Other areas of concern identified by the survey were benchmarking and measurement of HR’s performance. Only about one third of responding companies reported using benchmarking to compare their performance in key areas against other companies. And only 14% of companies reported using a formal metric framework (such as a balanced scorecard) to measure the effectiveness and efficiency of their HR functions.
“How can HR functions become strategic partners if they are not able to demonstrate to the business the value that the function is delivering? We anticipate a stronger focus on building credible HR measurement and reporting systems in the future,” said Dr. Piotr Bednarczuk, corporate transactions and transformations practice leader of Aon Hewitt Greater China.
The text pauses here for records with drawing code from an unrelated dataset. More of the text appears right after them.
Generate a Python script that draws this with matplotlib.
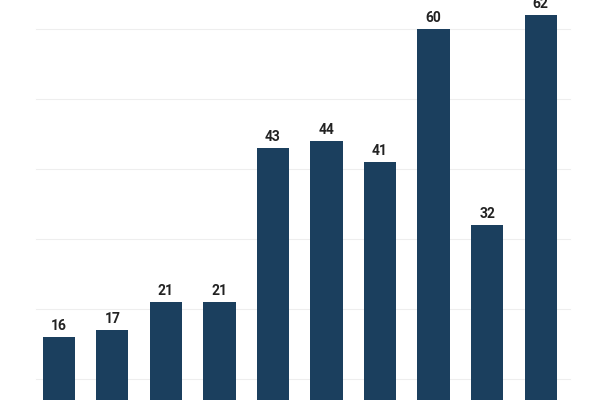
import numpy as np
import matplotlib.pyplot as plt

values = [16, 17, 21, 21, 43, 44, 41, 60, 32, 62]
grid_levels = [10, 20, 30, 40, 50, 60]

fig = plt.figure(figsize=(6, 4), dpi=100)
ax = fig.add_axes([0, 0, 1, 1])

ind = np.arange(len(values))
bars = ax.bar(ind, values, 0.6, color='#1b3f5e', zorder=2)

for g in grid_levels:
    ax.axhline(g, xmin=0.06, xmax=0.95, color='#eeeeee', lw=0.8, zorder=1)

for b, v in zip(bars, values):
    ax.text(b.get_x() + b.get_width() / 2, v + 0.6, str(v), ha='center', va='bottom',
            fontsize=10, fontweight='bold', color='#222222', family='Roboto')

ax.set_xlim(-1.10, 10.11)
ax.set_ylim(7, 64.1)
ax.axis('off')

fig.savefig('out.png', dpi=100)
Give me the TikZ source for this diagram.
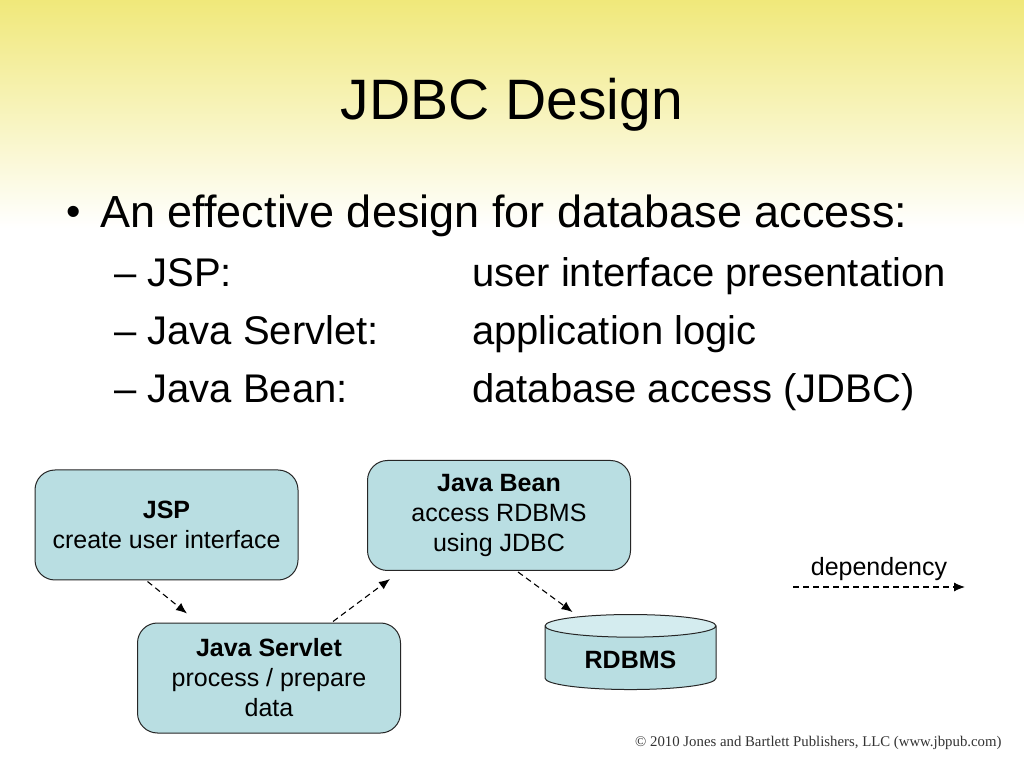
\documentclass[tikz,border=0pt]{standalone}
\usepackage{fontspec}
\setmainfont{Liberation Sans}
\newfontfamily\noticefont{Liberation Serif}
\usepackage{tikz}
\usetikzlibrary{shapes,arrows.meta,positioning,calc}
\definecolor{slideyellow}{RGB}{240,232,122}
\definecolor{boxblue}{RGB}{185,222,226}
\definecolor{capblue}{RGB}{212,236,239}
\tikzset{
block/.style = {draw=black!85, fill=boxblue, rounded corners=20pt, line width=1pt, minimum width=263pt, minimum height=110pt, align=center, font=\fontsize{25}{30}\selectfont},
dbase/.style = {draw=black!85, cylinder, shape border rotate=90, aspect=0.23, cylinder uses custom fill, cylinder body fill=boxblue, cylinder end fill=capblue, line width=1pt, minimum width=171pt, minimum height=75pt, font=\fontsize{25}{30}\selectfont\bfseries},
depend/.style = {->, dashed, dash pattern=on 6pt off 4pt, line width=1.1pt},
heading/.style = {font=\fontsize{57}{68}\selectfont, anchor=base},
item/.style = {font=\fontsize{45}{54}\selectfont, anchor=base west, inner sep=0pt},
subitem/.style = {font=\fontsize{40}{48}\selectfont, anchor=base west, inner sep=0pt}
}
\begin{document}
\begin{tikzpicture}[auto, x=1pt, y=1pt, node distance=2cm, >={Latex[length=11pt,width=9pt]}]
    \useasboundingbox (0,0) rectangle (1024,768);
    % slide background
    \fill[white] (0,0) rectangle (1024,768);
    \shade[top color=slideyellow, bottom color=white] (0,768) rectangle (1024,540);

    % title and bullets
    \node [heading] (title) at (512,648) {JDBC Design};
    \node [item, font=\fontsize{41}{48}\selectfont] (dot) at (66,542) {•};
    \node [item] (point) at (100,540) {An effective design for database access:};
    \node [subitem] (d1) at (114,481) {– JSP:};
    \node [subitem] (d2) at (114,423) {– Java Servlet:};
    \node [subitem] (d3) at (114,365) {– Java Bean:};
    \node [subitem] (r1) at (472,481) {user interface presentation};
    \node [subitem] (r2) at (472,423) {application logic};
    \node [subitem] (r3) at (472,365) {database access (JDBC)};

    % diagram
    \node [block] (jsp) at (166.5,243) {\textbf{JSP}\\create user interface};
    \node [block, below of=jsp, node distance=153pt, xshift=102.5pt] (servlet) {\textbf{Java Servlet}\\process / prepare\\data};
    \node [block, above of=servlet, node distance=162.5pt, xshift=230pt] (bean) {\textbf{Java Bean}\\access RDBMS\\using JDBC};
    \node [dbase, below of=bean, node distance=144pt, xshift=131.5pt] (rdbms) {RDBMS};
    \draw [depend] ([xshift=-19pt,yshift=-1pt]jsp.south) -- ([xshift=-82pt,yshift=9pt]servlet.north);
    \draw [depend] ([xshift=64pt,yshift=1pt]servlet.north) -- ([xshift=-109pt,yshift=-8pt]bean.south);
    \draw [depend] ([xshift=19pt,yshift=-1pt]bean.south) -- ([xshift=-58pt,yshift=2pt]rdbms.north);

    % legend
    \coordinate (dep1) at (793,181);
    \coordinate (dep2) at (965,181);
    \draw [depend] (dep1) -- node[name=deplabel, above, yshift=2pt, font=\fontsize{25}{30}\selectfont]{dependency} (dep2);

    \node [font=\noticefont\fontsize{14.8}{17}\selectfont, anchor=base east, text=black!80] (notice) at (1005,22) {© 2010 Jones and Bartlett Publishers, LLC (www.jbpub.com)};
\end{tikzpicture}
\end{document}
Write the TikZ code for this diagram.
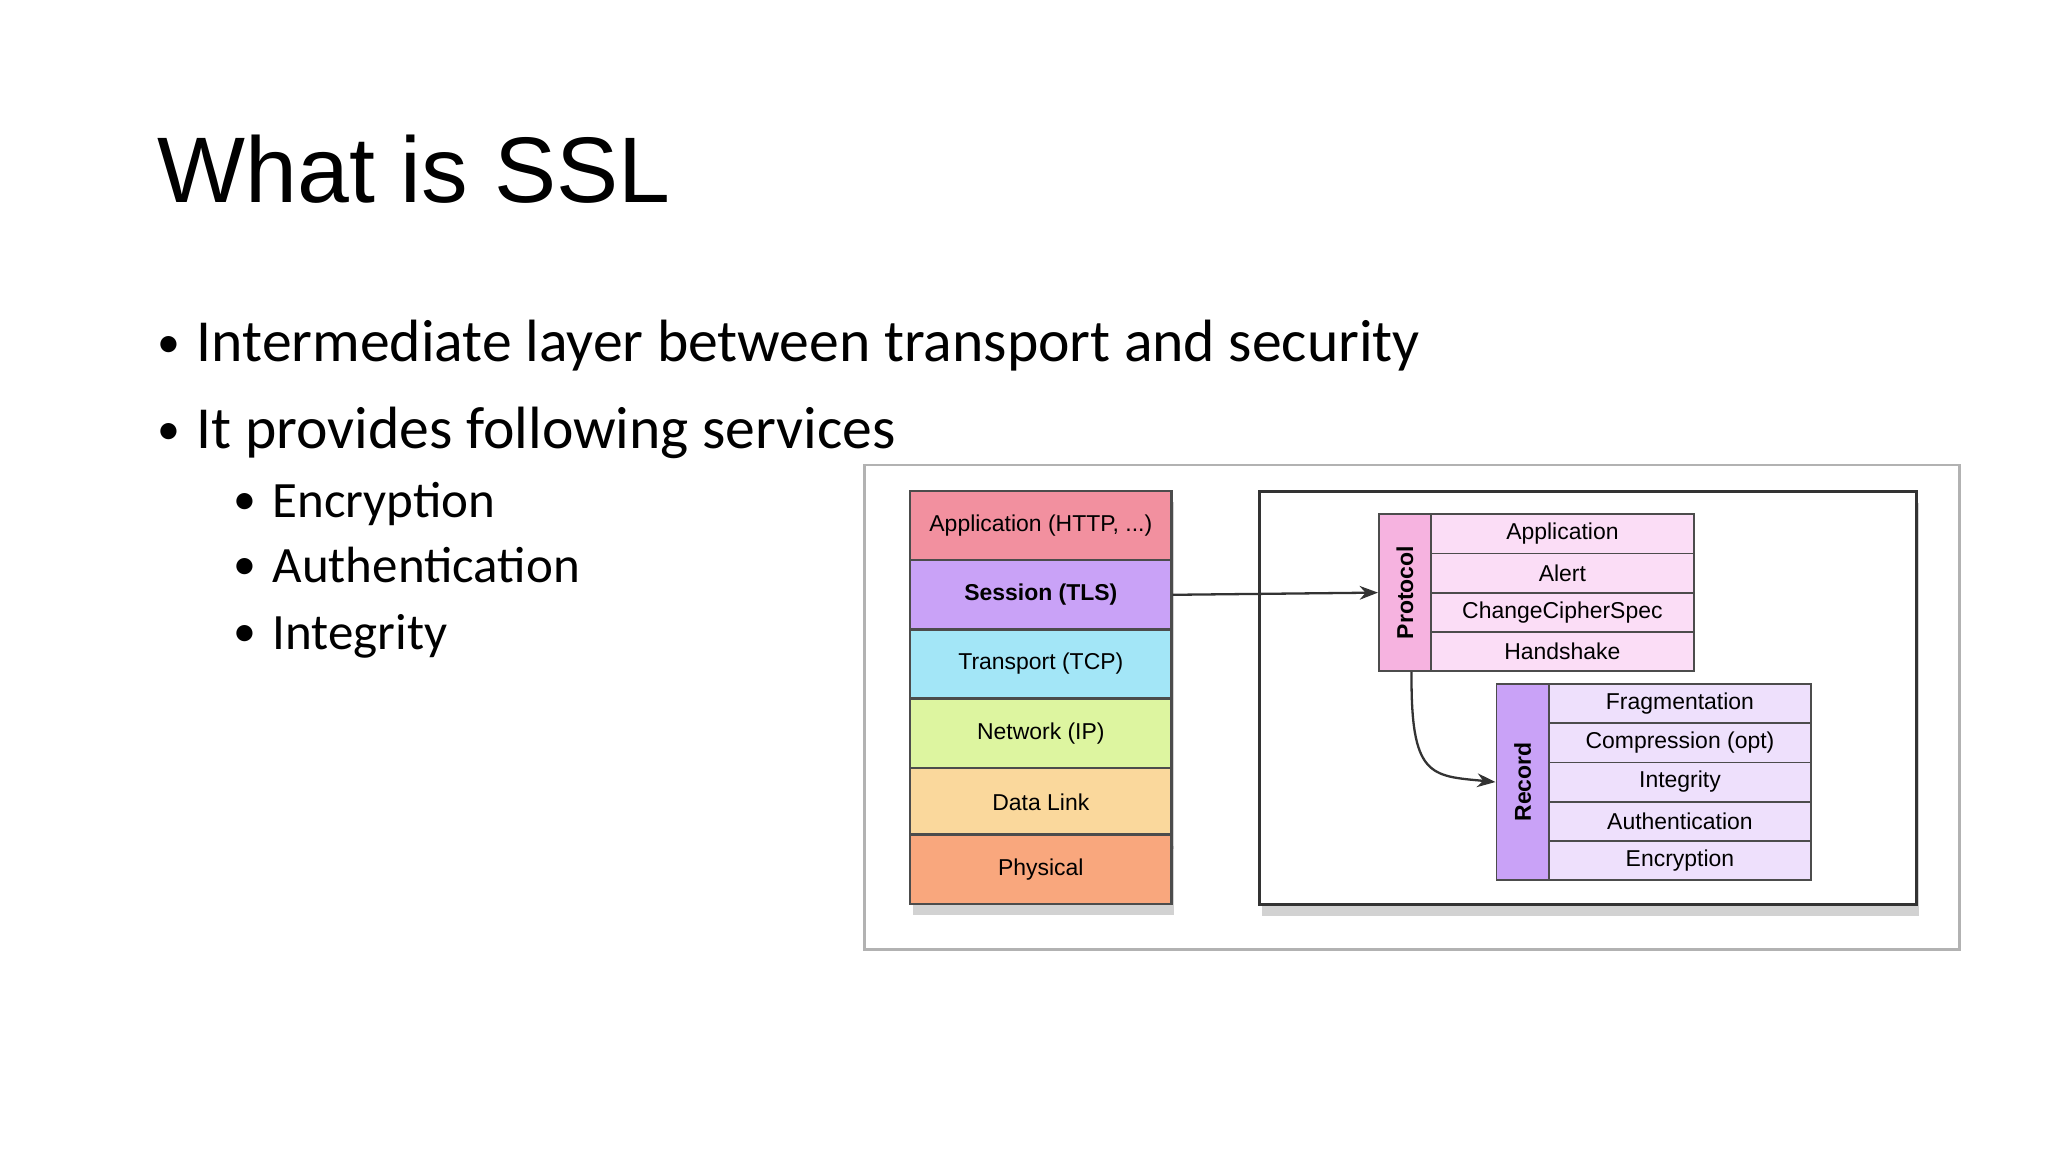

About the HR Effectiveness in Greater China Survey
Aon Hewitt conducted this survey in July 2010, in both Chinese and English. It is designed to inspire reflection on current practices by HR professionals across China and to provide benchmarking data that will enable companies to identify their own areas of need. The 114 responding companies were asked to use a 6-point scale to rate their own effectiveness across four main areas covered by the survey: HR strategy and governance, HR organization and delivery, HR processes, and HR capabilities, as well as to identify the leading workforce challenges they face. Companies were determined to be “HR Excellence” companies if they had an average rating of at least 4.5 across all four areas of the survey.